Modern bicycles can boast 18, 20 or 30 speeds, along with a host of new components that get increasingly more expensive as things become more customized

“That’s why, when someone comes in and says, ‘I want a really nice bike and money is no object’ I tell them, ‘You have no idea how much of an object it can be,’” Baggett said.

If bikes come in good, better and best, he added, his shop comes in at the high end of the upper category. An entry level custom bicycle — built from the frame up — will cost more than $2,000. On average, the bikes coming out of Baggett’s shop run between $4,000-$6,000, with highly customized cycles for professional athletes fetching $10,000 or more

Those competitors are often as fit as they can possibly be and have to rely on tiny improvements in gear to shave seconds of their race times

“It’s like the arms race, with every athlete looking for new equipment that will give them an edge,” said Baggett. “There’s an old saying: The right parts won’t win you a race, but they could lose it for you.”

The Tour de France has been around since 1903, but Americans only “discovered” the bicycle race when Lance Armstrong started famously sporting the yellow jersey that designates the rider with the fastest time on the 2,200-mile course. That discovery led to a wave of aspirational imagery that builders like Baggett must contend with

“Somebody might come in and say, ‘I want the same bike Lance Armstrong rides’ and I’ll say, ‘No, you don’t.’”

The builder then explains that Tour de France competitors are super-elite athletes riding bikes that are expressly made for one kind of riding, not to mention the fact that the wheels alone can cost $4,000 or more. From there, he goes on to tell the customer that he can put together a bicycle that captures exactly what they’re looking for, but makes more sense in terms of their riding style

“So you can look like a Tour de France racer, but you’re not going to be on a Tour de France bike,” Baggett said. “And you’ll be a lot happier with the outcome.”

The bike shop owner counts it as a plus that he’s retired and runs his business more for fun than for profit. His bookkeeper constantly encourages him to draft a business plan to maximize profit. In answer to that suggestion, he pulls out a grey binder and flips through page after page of photographs showing custom bikes that rolled out of his shop

“If you do this right, you’re not going to make a lot of money at it,” the builder said. “But look at all these cool bikes I get to build.”

Half the fun, for Baggett, is creating a constant succession of dream bikes and testing them out before handing them over.
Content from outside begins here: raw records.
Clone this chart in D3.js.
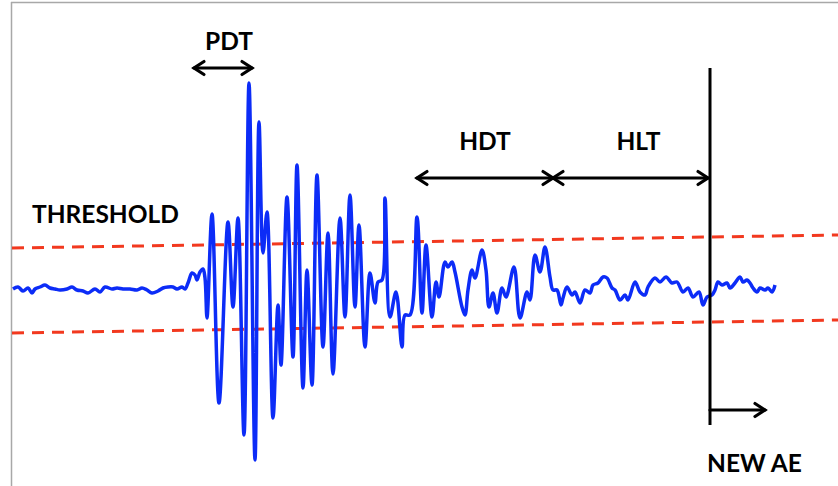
<!DOCTYPE html>
<html>
<head>
<meta charset="utf-8">
<script src="https://cdn.jsdelivr.net/npm/d3@7"></script>
<style>
  html, body { margin: 0; padding: 0; background: #fff; }
  svg { display: block; }
  text { font-family: Lato, "Open Sans", sans-serif; font-weight: 700; fill: #000; }
</style>
</head>
<body>
<svg id="chart" width="838" height="486"></svg>
<script>
// Acoustic emission hit: waveform samples (time in µs, amplitude in mV)
const waveX = [
  13,18,23,28,32,35,40,45,50,55,60,67,72,77,83,88,95,100,105,112,117,123,130,137,142,147,152,158,163,168,173,177,182,185,188,192,195,197,200,203,205,
  207,212,219,228,233,238,244,249,255,259,263,267,273,278,281,287,293,297,303,307,312,317,323,328,333,340,345,350,355,359,365,370,375,378,382,385,390,396,402,405,410,
  417,422,426,432,436,439,445,448,452,455,462,465,468,472,475,482,486,489,493,497,502,506,514,520,527,530,535,540,545,550,
  553,557,561,563,567,572,575,580,585,590,593,598,603,607,612,615,620,625,628,635,640,645,648,655,660,666,672,677,683,688,693,699,703,707,712,715,718,722,727,730,735,740,743,747,750,753,757,760,765,768,772,775
];
const waveY = [
  289,287,291,288,293,289,287,285,288,289,290,289,287,290,291,293,289,292,287,289,288,289,289,290,288,290,293,291,288,287,287,289,287,289,283,273,275,280,272,269,278,
  318,214,403,222,307,218,435,83,460,122,253,212,418,305,365,197,357,165,388,270,385,175,347,233,374,218,317,195,307,225,347,273,303,282,280,198,317,292,347,315,315,
  217,313,245,317,282,297,262,267,262,272,307,315,290,270,278,250,270,307,293,313,288,297,267,318,292,300,255,272,247,277,
  290,290,305,298,287,295,292,303,290,293,285,283,277,278,288,290,300,295,300,282,292,295,287,278,282,277,283,282,292,288,297,292,305,297,295,290,282,285,283,288,283,277,282,280,283,288,292,288,290,288,292,285
];
// convert drawing samples to µs / mV
const waveTime = waveX.map(x => (x - 12) / 2);
const waveAmp = waveY.map(y => 290 - y);

// Threshold band (slight drift across the record)
const thresholdTime = [0, 413];
const upperThreshold = [42, 55];
const lowerThreshold = [-43, -30];

// Timing parameters (µs)
const pdtSpan = [91, 120];
const hdtSpan = [202.5, 270.5];
const hltSpan = [270.5, 348];
const newEventTime = 349;
const eventLineAmp = [222, -135];

const labels = { threshold: "THRESHOLD", pdt: "PDT", hdt: "HDT", hlt: "HLT", newAE: "NEW AE" };

const svg = d3.select("#chart");
const W = 838, H = 486;
const FS = 24.5;

const x = d3.scaleLinear().domain([0, 413]).range([12, 838]);
const y = d3.scaleLinear().domain([-200, 200]).range([490, 90]);

// frame edges
svg.append("line").attr("x1", 11.5).attr("x2", 11.5).attr("y1", 2).attr("y2", H)
  .attr("stroke", "#a8a8a8").attr("stroke-width", 1.5);
svg.append("line").attr("x1", 11).attr("x2", W).attr("y1", 2.5).attr("y2", 2.5)
  .attr("stroke", "#a8a8a8").attr("stroke-width", 1.5);

// threshold lines
const thLine = d3.line().x(d => x(d[0])).y(d => y(d[1]));
[upperThreshold, lowerThreshold].forEach(th => {
  svg.append("path")
    .datum(thresholdTime.map((t, i) => [t, th[i]]))
    .attr("d", thLine)
    .attr("fill", "none")
    .attr("stroke", "#f2391f")
    .attr("stroke-width", 3)
    .attr("stroke-dasharray", "12,8");
});

// waveform
const wave = d3.line()
  .x(d => x(d[0])).y(d => y(d[1]))
  .curve(d3.curveCatmullRom.alpha(0.5));
svg.append("path")
  .datum(waveTime.map((t, i) => [t, waveAmp[i]]))
  .attr("d", wave)
  .attr("fill", "none")
  .attr("stroke", "#0c2cf7")
  .attr("stroke-width", 3.5)
  .attr("stroke-linejoin", "round");

// arrows
function head(px, py, dir) {
  const L = 10, hw = 6.5;
  return `M${px - dir * L},${py - hw} L${px},${py} L${px - dir * L},${py + hw}`;
}
function arrow(x1, x2, yy, both) {
  const g = svg.append("g").attr("stroke", "#000").attr("stroke-width", 3.2)
    .attr("fill", "none").attr("stroke-linecap", "round").attr("stroke-linejoin", "miter");
  g.append("line").attr("x1", x1).attr("x2", x2).attr("y1", yy).attr("y2", yy);
  g.append("path").attr("d", head(x2, yy, 1));
  if (both) g.append("path").attr("d", head(x1, yy, -1));
}

const ex = x(newEventTime);
svg.append("line").attr("x1", ex).attr("x2", ex)
  .attr("y1", y(eventLineAmp[0])).attr("y2", y(eventLineAmp[1]))
  .attr("stroke", "#000").attr("stroke-width", 3);

arrow(x(pdtSpan[0]), x(pdtSpan[1]), 68, true);
arrow(x(hdtSpan[0]), x(hdtSpan[1]), 178, true);
arrow(x(hltSpan[0]), x(hltSpan[1]), 178, true);
arrow(ex, ex + 55, 410, false);

// labels
svg.append("text").attr("x", 32).attr("y", 223).attr("font-size", FS).text(labels.threshold);
svg.append("text").attr("x", x(d3.mean(pdtSpan)) + 6).attr("y", 50).attr("text-anchor", "middle").attr("font-size", FS).text(labels.pdt);
svg.append("text").attr("x", x(d3.mean(hdtSpan))).attr("y", 150).attr("text-anchor", "middle").attr("font-size", FS).text(labels.hdt);
svg.append("text").attr("x", x(d3.mean(hltSpan)) + 8).attr("y", 150).attr("text-anchor", "middle").attr("font-size", FS).text(labels.hlt);
svg.append("text").attr("x", 707).attr("y", 472).attr("font-size", FS).text(labels.newAE);
</script>
</body>
</html>
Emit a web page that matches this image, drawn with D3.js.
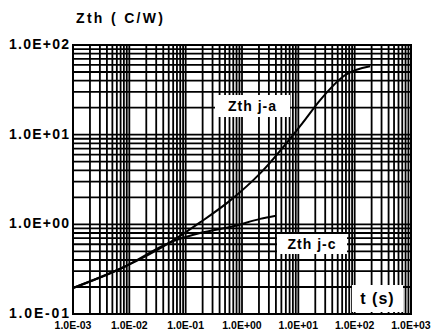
<!DOCTYPE html>
<html lang="en">
<head>
  <meta charset="utf-8">
  <title>Zth</title>
  <script src="https://d3js.org/d3.v7.min.js"></script>
  <style>
    body { margin: 0; background: #fff; }
    text { font-family: "Liberation Sans", Arial, sans-serif; font-weight: bold; fill: #000; }
  </style>
</head>
<body>
  <script>
    var width = 438;
    var height = 332;

    var tJA = [0.001, 0.0077, 0.053, 0.18, 0.62, 2.1, 12, 24, 67, 188];
    var zJA = [0.195, 0.33, 0.63, 1.05, 1.85, 3.7, 13.6, 24, 46, 58];
    var tJC = [0.001, 0.0077, 0.053, 0.18, 0.7, 2.1, 4];
    var zJC = [0.195, 0.33, 0.63, 0.8, 0.95, 1.15, 1.25];

    var xTicks = [1e-3, 1e-2, 1e-1, 1e0, 1e1, 1e2, 1e3];
    var xTickLabels = ["1.0E-03", "1.0E-02", "1.0E-01", "1.0E+00", "1.0E+01", "1.0E+02", "1.0E+03"];
    var yTicks = [1e2, 1e1, 1e0, 1e-1];
    var yTickLabels = ["1.0E+02", "1.0E+01", "1.0E+00", "1.0E-01"];

    var svg = d3.select("body").append("svg")
      .attr("width", width)
      .attr("height", height);

    var x = d3.scaleLog().domain([1e-3, 1e3]).range([73, 411]);
    var y = d3.scaleLog().domain([0.1, 100]).range([314, 45]);

    // log grid, every 1..9 in each decade
    var grid = svg.append("g");
    grid.selectAll("line.v")
      .data(x.ticks())
      .enter().append("line")
      .attr("x1", d => x(d)).attr("x2", d => x(d))
      .attr("y1", 45).attr("y2", 314)
      .attr("stroke", "#000")
      .attr("stroke-width", 1.8);
    grid.selectAll("line.h")
      .data(y.ticks())
      .enter().append("line")
      .attr("y1", d => y(d)).attr("y2", d => y(d))
      .attr("x1", 73).attr("x2", 411)
      .attr("stroke", "#000")
      .attr("stroke-width", 1.8);
    grid.append("rect")
      .attr("x", 73).attr("y", 45)
      .attr("width", 338).attr("height", 269)
      .attr("fill", "none").attr("stroke", "#000").attr("stroke-width", 2);

    var line = d3.line()
      .x(d => x(d[0]))
      .y(d => y(d[1]))
      .curve(d3.curveMonotoneX);

    svg.append("path")
      .datum(d3.zip(tJA, zJA))
      .attr("d", line)
      .attr("fill", "none").attr("stroke", "#000").attr("stroke-width", 2);
    svg.append("path")
      .datum(d3.zip(tJC, zJC))
      .attr("d", line)
      .attr("fill", "none").attr("stroke", "#000").attr("stroke-width", 2);

    // labels in white boxes
    var boxes = [
      { text: "Zth j-a", x: 215, y: 95, w: 75, h: 22, fs: 14 },
      { text: "Zth j-c", x: 277, y: 234, w: 70, h: 20, fs: 14 },
      { text: "t (s)", x: 352, y: 285, w: 51, h: 27, fs: 16 }
    ];
    boxes.forEach(function (b) {
      svg.append("rect")
        .attr("x", b.x).attr("y", b.y)
        .attr("width", b.w).attr("height", b.h)
        .attr("fill", "#fff");
      svg.append("text")
        .attr("x", b.x + b.w / 2).attr("y", b.y + b.h / 2 + b.fs * 0.36)
        .attr("text-anchor", "middle")
        .attr("font-size", b.fs)
        .attr("letter-spacing", 1)
        .text(b.text);
    });

    svg.append("text")
      .attr("x", 76).attr("y", 23)
      .attr("font-size", 14)
      .attr("textLength", 87)
      .attr("lengthAdjust", "spacing")
      .text("Zth ( C/W)");

    svg.selectAll("text.ylab")
      .data(yTicks)
      .enter().append("text")
      .attr("x", 9)
      .attr("y", d => y(d) + 4)
      .attr("font-size", 14)
      .attr("textLength", 60)
      .attr("lengthAdjust", "spacing")
      .text((d, i) => yTickLabels[i]);

    svg.selectAll("text.xlab")
      .data(xTicks)
      .enter().append("text")
      .attr("x", d => x(d))
      .attr("y", 329)
      .attr("text-anchor", "middle")
      .attr("font-size", 10.5)
      .text((d, i) => xTickLabels[i]);
  </script>
</body>
</html>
And even though he devotes his time to custom work, his opinion of bicycles in general — and the people who ride them — is very high

“The world is getting too noisy, too busy and too fast,” he said. “Riding a bicycle changes all that. The bike is pretty much the same as it was back in the late-1800s — a double-triangle frame, a couple of wheels, a handlebar, a crank and a chain. That’s it. And it’s a pretty elegant thing.”